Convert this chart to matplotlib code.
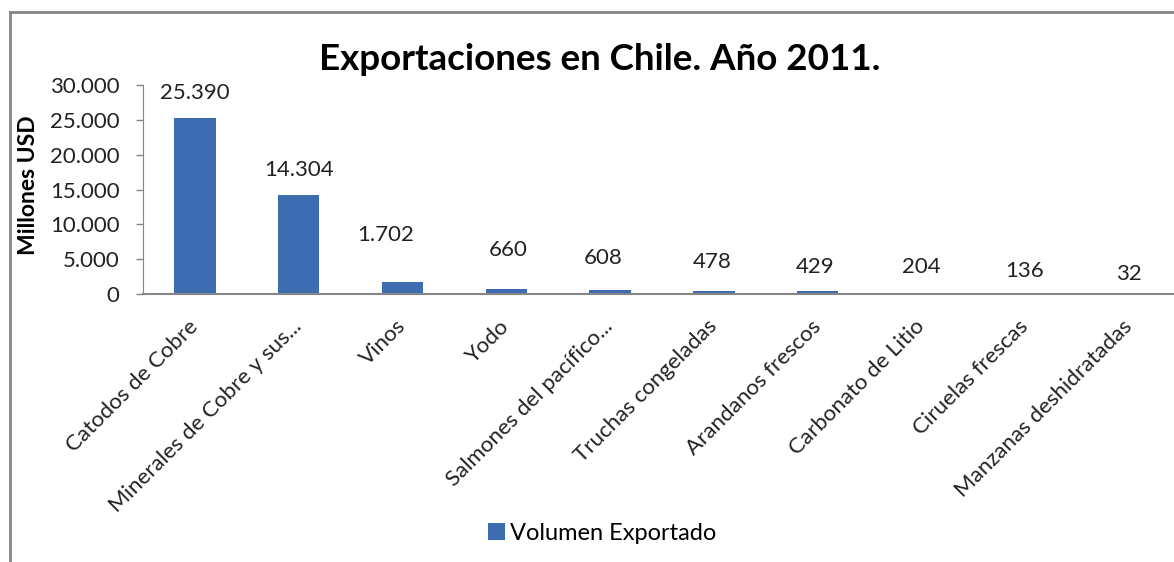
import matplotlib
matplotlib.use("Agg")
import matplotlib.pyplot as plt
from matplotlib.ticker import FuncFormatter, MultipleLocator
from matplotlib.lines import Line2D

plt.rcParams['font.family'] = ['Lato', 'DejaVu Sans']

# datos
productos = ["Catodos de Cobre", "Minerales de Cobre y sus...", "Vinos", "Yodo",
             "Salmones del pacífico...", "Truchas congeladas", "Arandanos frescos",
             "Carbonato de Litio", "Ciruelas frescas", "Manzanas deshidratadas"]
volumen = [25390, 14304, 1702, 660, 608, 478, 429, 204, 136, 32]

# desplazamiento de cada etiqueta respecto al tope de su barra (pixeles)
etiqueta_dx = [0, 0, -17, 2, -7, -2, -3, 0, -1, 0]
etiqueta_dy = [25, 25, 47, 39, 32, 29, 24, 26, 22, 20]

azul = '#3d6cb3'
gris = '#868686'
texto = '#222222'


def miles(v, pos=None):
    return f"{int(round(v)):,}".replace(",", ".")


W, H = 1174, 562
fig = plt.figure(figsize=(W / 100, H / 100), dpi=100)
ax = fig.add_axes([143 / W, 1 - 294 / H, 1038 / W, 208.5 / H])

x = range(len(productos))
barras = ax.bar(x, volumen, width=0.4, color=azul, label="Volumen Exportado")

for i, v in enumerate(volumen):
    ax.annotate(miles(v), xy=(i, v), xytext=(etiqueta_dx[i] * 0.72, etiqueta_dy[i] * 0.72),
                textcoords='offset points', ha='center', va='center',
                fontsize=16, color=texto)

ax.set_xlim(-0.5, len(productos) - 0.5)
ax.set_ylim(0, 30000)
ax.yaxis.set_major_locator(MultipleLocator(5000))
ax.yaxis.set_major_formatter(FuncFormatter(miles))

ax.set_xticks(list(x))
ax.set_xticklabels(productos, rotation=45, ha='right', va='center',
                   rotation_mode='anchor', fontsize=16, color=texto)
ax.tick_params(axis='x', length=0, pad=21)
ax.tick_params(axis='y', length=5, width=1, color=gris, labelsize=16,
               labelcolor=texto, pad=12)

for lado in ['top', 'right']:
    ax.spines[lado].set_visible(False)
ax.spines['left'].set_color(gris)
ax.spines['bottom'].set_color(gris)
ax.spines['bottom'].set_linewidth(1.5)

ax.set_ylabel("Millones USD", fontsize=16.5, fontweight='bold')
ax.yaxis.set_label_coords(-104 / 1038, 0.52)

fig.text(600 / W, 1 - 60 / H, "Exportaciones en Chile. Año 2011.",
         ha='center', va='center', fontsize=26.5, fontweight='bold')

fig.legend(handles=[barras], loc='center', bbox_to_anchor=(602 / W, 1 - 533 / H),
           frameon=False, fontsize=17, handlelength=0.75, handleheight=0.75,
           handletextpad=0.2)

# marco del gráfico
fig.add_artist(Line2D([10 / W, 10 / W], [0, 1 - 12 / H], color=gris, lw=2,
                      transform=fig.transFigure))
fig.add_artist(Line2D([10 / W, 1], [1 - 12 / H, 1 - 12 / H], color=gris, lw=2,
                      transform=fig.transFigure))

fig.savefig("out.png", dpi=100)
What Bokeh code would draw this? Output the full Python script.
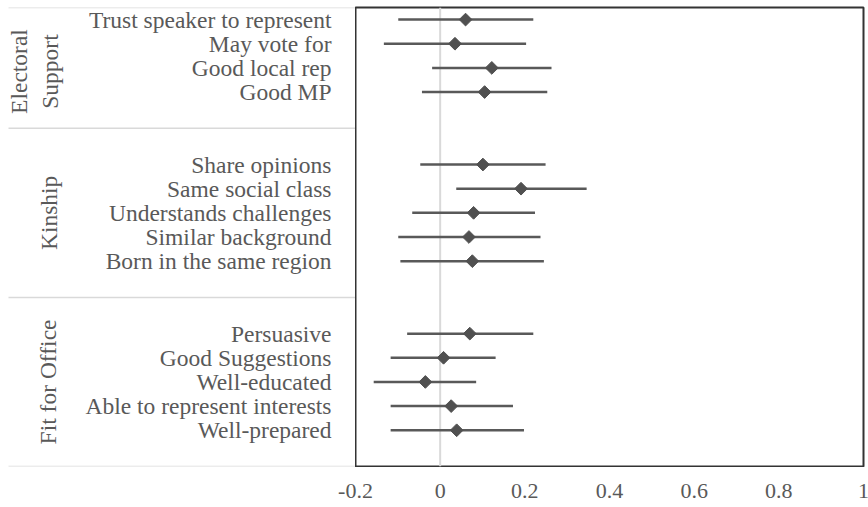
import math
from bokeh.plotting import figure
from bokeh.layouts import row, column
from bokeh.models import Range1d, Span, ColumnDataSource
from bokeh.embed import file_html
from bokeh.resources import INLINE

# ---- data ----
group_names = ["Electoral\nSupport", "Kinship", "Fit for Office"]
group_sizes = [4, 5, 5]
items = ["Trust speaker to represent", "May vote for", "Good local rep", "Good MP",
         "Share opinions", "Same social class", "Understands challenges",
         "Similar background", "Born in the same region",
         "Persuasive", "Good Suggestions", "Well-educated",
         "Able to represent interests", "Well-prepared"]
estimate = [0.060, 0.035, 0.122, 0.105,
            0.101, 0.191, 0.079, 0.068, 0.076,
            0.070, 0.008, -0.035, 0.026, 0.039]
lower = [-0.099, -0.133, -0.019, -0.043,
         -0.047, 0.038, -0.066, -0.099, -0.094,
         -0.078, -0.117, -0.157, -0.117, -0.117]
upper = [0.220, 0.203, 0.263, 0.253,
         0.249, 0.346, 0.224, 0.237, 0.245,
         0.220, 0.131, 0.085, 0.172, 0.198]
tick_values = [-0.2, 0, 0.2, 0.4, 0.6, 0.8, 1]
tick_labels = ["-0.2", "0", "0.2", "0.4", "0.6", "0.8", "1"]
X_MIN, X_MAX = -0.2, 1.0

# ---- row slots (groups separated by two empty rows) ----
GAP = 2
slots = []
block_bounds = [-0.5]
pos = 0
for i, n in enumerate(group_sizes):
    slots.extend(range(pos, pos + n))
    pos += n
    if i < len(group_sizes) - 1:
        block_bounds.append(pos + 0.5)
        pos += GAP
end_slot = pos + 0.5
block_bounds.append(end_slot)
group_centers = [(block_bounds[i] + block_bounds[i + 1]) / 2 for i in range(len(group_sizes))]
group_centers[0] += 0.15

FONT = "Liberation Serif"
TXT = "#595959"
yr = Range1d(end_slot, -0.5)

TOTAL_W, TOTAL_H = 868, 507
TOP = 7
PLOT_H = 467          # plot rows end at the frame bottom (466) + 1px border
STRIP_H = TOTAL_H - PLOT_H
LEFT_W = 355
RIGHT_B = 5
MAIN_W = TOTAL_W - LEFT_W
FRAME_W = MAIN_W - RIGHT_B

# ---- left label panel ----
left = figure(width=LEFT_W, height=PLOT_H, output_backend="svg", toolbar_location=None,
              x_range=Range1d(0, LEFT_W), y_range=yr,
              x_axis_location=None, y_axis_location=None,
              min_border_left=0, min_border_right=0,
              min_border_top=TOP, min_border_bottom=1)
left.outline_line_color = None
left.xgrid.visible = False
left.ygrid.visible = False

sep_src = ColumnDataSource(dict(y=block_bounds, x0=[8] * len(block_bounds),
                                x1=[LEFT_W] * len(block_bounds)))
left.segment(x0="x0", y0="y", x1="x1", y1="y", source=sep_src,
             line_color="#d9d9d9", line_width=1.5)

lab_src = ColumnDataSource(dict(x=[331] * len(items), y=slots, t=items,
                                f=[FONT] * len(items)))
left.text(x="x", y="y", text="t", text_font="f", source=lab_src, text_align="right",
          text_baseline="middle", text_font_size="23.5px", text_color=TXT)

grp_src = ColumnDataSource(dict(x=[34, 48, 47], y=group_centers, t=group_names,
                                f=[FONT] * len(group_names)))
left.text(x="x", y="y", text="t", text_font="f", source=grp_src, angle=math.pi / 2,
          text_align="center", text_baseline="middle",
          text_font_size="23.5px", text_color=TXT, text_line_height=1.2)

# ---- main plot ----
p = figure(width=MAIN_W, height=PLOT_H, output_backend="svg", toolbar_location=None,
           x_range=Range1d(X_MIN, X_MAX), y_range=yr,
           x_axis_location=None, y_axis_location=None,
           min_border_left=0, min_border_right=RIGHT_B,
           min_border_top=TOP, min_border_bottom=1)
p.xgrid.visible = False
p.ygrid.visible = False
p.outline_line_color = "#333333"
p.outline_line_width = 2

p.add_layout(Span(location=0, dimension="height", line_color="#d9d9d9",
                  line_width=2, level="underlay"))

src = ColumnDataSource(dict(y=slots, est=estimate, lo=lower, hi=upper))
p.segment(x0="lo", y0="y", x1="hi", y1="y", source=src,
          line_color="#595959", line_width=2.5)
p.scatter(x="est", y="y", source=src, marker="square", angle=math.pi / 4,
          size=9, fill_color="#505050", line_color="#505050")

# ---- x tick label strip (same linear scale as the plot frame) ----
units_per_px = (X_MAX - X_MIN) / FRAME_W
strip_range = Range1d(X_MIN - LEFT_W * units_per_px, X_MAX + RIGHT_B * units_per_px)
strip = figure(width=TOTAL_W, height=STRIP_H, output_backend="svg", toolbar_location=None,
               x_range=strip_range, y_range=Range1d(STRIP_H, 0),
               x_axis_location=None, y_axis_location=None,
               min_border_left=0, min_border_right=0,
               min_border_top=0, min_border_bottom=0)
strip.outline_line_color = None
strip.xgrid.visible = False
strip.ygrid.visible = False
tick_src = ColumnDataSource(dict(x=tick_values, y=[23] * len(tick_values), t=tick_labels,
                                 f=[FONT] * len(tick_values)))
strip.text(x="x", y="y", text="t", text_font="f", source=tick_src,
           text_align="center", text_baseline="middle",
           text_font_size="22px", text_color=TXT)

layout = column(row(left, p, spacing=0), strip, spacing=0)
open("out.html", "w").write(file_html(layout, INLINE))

• **Requirements**: Using the data above, set down each line from the line with "What Bokeh code" to the line with "FRAME_W = MAIN_W - RIGHT_B" exactly, both ends included, and leave the pictures behind. Nothing else belongs.

• **In response**:
What Bokeh code would draw this? Output the full Python script.
import math
from bokeh.plotting import figure
from bokeh.layouts import row, column
from bokeh.models import Range1d, Span, ColumnDataSource
from bokeh.embed import file_html
from bokeh.resources import INLINE

# ---- data ----
group_names = ["Electoral\nSupport", "Kinship", "Fit for Office"]
group_sizes = [4, 5, 5]
items = ["Trust speaker to represent", "May vote for", "Good local rep", "Good MP",
         "Share opinions", "Same social class", "Understands challenges",
         "Similar background", "Born in the same region",
         "Persuasive", "Good Suggestions", "Well-educated",
         "Able to represent interests", "Well-prepared"]
estimate = [0.060, 0.035, 0.122, 0.105,
            0.101, 0.191, 0.079, 0.068, 0.076,
            0.070, 0.008, -0.035, 0.026, 0.039]
lower = [-0.099, -0.133, -0.019, -0.043,
         -0.047, 0.038, -0.066, -0.099, -0.094,
         -0.078, -0.117, -0.157, -0.117, -0.117]
upper = [0.220, 0.203, 0.263, 0.253,
         0.249, 0.346, 0.224, 0.237, 0.245,
         0.220, 0.131, 0.085, 0.172, 0.198]
tick_values = [-0.2, 0, 0.2, 0.4, 0.6, 0.8, 1]
tick_labels = ["-0.2", "0", "0.2", "0.4", "0.6", "0.8", "1"]
X_MIN, X_MAX = -0.2, 1.0

# ---- row slots (groups separated by two empty rows) ----
GAP = 2
slots = []
block_bounds = [-0.5]
pos = 0
for i, n in enumerate(group_sizes):
    slots.extend(range(pos, pos + n))
    pos += n
    if i < len(group_sizes) - 1:
        block_bounds.append(pos + 0.5)
        pos += GAP
end_slot = pos + 0.5
block_bounds.append(end_slot)
group_centers = [(block_bounds[i] + block_bounds[i + 1]) / 2 for i in range(len(group_sizes))]
group_centers[0] += 0.15

FONT = "Liberation Serif"
TXT = "#595959"
yr = Range1d(end_slot, -0.5)

TOTAL_W, TOTAL_H = 868, 507
TOP = 7
PLOT_H = 467          # plot rows end at the frame bottom (466) + 1px border
STRIP_H = TOTAL_H - PLOT_H
LEFT_W = 355
RIGHT_B = 5
MAIN_W = TOTAL_W - LEFT_W
FRAME_W = MAIN_W - RIGHT_B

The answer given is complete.